### Requirements
Copy everything from the line with "Convert this chart to matplotlib code." down to the line with "x_coarse0, dx_coarse = 1.05, 0.06", inclusive of both, exactly as written; leave out all pictures.

### Task material
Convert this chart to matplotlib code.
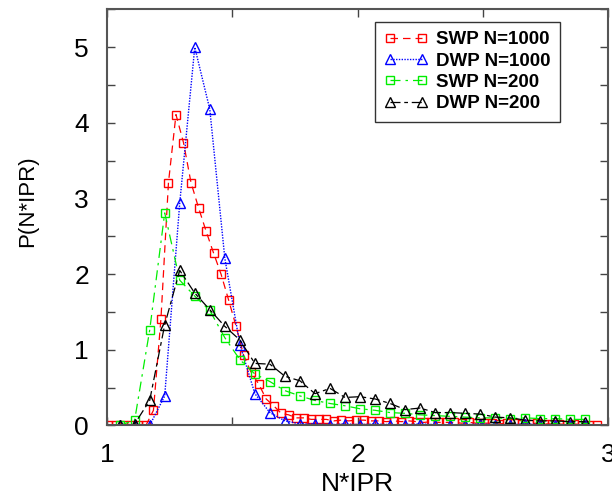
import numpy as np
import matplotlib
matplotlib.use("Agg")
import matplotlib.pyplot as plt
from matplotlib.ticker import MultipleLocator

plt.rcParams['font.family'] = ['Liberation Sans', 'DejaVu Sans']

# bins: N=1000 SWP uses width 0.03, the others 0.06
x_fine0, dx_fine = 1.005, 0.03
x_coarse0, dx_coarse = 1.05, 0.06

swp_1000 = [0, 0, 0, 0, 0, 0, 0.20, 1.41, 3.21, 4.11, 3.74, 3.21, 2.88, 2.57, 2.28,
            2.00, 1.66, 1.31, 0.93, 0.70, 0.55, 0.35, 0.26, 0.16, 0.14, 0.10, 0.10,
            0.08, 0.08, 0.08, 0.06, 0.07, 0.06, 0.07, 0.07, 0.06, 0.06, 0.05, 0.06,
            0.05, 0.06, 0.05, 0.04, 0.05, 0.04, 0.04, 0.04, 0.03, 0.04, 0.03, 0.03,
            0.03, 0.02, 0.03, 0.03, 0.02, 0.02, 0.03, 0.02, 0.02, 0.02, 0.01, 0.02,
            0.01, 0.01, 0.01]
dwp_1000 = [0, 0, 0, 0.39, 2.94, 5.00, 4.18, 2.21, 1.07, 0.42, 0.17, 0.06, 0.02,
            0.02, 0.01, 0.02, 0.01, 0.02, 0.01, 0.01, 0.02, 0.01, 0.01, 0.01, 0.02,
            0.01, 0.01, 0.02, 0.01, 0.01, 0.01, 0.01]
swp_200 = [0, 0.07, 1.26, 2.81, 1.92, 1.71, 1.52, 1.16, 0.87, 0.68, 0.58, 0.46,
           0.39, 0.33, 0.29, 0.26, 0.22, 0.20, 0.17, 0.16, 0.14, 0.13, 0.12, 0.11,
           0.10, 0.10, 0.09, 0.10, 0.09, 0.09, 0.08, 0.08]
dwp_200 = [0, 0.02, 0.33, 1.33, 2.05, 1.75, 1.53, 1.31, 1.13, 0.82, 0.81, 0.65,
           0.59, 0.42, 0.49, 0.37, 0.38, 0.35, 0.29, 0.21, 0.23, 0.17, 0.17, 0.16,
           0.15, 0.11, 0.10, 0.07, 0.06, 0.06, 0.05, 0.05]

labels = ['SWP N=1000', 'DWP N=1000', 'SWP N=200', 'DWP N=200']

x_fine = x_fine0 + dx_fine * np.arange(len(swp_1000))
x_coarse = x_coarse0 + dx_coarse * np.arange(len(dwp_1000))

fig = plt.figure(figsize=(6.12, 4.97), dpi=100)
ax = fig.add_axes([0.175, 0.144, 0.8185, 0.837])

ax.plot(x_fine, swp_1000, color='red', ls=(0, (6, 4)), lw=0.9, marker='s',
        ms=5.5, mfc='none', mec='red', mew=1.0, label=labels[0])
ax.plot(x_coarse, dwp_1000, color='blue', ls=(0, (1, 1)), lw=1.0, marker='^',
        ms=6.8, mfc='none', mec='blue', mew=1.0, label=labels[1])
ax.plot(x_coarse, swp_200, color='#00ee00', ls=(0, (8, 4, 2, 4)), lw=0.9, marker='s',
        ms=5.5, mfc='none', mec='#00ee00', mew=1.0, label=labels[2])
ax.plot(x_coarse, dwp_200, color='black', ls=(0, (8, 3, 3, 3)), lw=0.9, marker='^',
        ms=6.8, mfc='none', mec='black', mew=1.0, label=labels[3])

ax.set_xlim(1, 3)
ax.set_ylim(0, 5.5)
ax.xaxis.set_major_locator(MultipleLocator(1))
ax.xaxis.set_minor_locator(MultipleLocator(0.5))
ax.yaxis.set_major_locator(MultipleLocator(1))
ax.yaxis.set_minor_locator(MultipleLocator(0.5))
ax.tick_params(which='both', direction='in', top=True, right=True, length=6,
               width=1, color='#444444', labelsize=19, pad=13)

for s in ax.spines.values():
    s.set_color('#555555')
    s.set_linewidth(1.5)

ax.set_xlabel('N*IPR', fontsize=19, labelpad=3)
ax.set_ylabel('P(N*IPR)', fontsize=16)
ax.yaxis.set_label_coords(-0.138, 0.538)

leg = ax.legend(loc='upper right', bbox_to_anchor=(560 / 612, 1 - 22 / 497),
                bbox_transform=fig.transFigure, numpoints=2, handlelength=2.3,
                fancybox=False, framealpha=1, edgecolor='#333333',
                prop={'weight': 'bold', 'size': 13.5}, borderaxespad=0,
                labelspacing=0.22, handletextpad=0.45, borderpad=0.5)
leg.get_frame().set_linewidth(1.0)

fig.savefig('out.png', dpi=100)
---
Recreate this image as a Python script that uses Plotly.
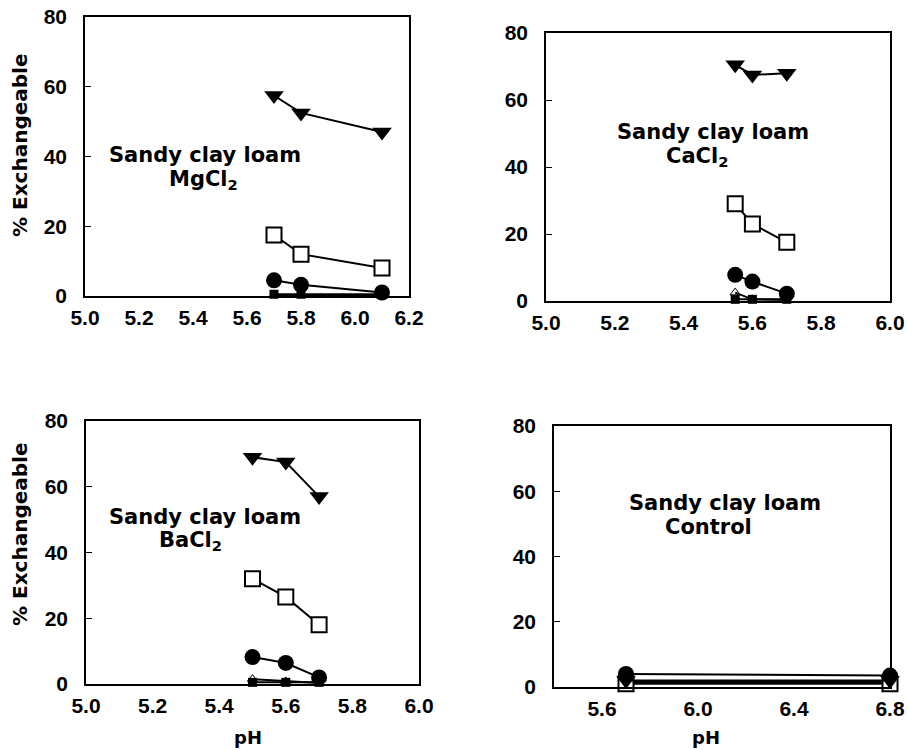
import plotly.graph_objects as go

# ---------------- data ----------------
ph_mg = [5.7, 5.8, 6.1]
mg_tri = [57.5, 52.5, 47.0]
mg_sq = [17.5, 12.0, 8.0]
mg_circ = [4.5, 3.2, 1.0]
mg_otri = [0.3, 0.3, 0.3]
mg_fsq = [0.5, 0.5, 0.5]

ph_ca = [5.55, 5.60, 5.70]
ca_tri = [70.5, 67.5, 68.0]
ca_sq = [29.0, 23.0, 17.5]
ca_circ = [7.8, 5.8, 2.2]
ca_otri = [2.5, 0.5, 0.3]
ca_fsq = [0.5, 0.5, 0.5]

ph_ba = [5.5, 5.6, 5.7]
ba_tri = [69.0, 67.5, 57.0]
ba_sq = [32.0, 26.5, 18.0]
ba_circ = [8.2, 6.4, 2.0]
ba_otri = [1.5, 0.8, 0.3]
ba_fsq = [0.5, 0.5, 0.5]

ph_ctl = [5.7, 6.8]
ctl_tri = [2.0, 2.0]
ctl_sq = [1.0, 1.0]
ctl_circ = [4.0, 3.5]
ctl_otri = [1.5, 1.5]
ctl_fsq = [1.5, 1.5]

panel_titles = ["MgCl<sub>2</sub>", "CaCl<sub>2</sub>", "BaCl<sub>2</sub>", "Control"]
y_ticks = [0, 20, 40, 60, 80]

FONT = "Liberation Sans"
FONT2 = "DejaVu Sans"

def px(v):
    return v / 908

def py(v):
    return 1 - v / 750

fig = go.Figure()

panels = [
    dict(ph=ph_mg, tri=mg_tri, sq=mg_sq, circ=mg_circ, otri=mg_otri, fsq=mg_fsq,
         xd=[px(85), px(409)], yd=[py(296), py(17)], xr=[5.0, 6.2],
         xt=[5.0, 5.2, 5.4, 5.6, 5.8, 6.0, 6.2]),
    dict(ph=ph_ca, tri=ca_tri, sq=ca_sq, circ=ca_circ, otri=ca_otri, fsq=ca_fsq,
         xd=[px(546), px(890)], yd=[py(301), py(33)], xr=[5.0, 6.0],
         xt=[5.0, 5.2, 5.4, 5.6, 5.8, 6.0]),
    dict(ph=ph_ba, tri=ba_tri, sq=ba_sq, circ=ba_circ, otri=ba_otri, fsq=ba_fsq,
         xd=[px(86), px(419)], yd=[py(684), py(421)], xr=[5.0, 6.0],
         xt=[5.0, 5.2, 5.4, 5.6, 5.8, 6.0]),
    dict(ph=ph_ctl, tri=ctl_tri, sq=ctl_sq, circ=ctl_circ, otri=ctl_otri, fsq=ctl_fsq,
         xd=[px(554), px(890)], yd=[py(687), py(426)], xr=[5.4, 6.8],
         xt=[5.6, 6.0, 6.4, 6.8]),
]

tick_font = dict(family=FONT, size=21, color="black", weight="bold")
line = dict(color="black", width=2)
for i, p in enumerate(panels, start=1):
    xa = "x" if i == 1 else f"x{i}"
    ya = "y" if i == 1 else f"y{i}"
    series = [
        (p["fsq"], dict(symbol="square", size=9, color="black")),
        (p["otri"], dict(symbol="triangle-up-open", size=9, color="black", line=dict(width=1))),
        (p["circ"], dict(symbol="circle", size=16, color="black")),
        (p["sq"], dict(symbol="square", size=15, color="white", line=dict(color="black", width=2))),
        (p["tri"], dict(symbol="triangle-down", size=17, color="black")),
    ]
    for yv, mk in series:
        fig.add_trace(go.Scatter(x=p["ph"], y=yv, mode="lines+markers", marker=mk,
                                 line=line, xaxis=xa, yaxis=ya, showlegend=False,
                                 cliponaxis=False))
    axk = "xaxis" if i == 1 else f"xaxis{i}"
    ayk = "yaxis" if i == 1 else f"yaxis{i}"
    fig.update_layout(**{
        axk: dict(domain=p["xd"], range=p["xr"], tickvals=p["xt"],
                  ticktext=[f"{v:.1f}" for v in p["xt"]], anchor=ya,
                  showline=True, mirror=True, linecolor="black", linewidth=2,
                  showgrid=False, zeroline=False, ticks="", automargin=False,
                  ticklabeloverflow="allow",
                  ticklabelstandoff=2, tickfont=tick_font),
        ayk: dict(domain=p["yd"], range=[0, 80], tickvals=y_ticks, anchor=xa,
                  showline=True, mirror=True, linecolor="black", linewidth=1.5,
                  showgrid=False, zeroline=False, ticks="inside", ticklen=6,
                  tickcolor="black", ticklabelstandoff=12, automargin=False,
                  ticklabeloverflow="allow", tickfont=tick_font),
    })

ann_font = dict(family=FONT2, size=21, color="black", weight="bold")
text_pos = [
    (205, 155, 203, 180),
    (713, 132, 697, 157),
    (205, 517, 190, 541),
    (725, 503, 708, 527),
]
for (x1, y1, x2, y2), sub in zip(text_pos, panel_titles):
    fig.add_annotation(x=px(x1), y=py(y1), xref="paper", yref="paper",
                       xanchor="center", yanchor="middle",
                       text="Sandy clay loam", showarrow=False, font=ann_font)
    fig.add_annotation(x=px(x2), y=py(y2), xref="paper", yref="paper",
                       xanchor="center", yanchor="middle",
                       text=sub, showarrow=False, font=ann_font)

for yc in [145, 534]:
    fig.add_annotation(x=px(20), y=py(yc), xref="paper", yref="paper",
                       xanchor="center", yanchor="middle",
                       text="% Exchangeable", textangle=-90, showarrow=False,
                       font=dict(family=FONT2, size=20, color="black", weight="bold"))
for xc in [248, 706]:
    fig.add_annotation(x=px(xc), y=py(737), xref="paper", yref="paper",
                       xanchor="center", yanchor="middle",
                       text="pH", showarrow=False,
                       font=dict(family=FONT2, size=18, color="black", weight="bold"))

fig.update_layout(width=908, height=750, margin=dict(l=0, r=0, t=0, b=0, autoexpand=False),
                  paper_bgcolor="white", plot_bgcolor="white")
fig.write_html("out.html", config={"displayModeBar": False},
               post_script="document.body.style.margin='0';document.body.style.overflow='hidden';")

### Task output
Convert this chart to matplotlib code.
import numpy as np
import matplotlib
matplotlib.use("Agg")
import matplotlib.pyplot as plt
from matplotlib.ticker import MultipleLocator

plt.rcParams['font.family'] = ['Liberation Sans', 'DejaVu Sans']

# bins: N=1000 SWP uses width 0.03, the others 0.06
x_fine0, dx_fine = 1.005, 0.03
x_coarse0, dx_coarse = 1.05, 0.06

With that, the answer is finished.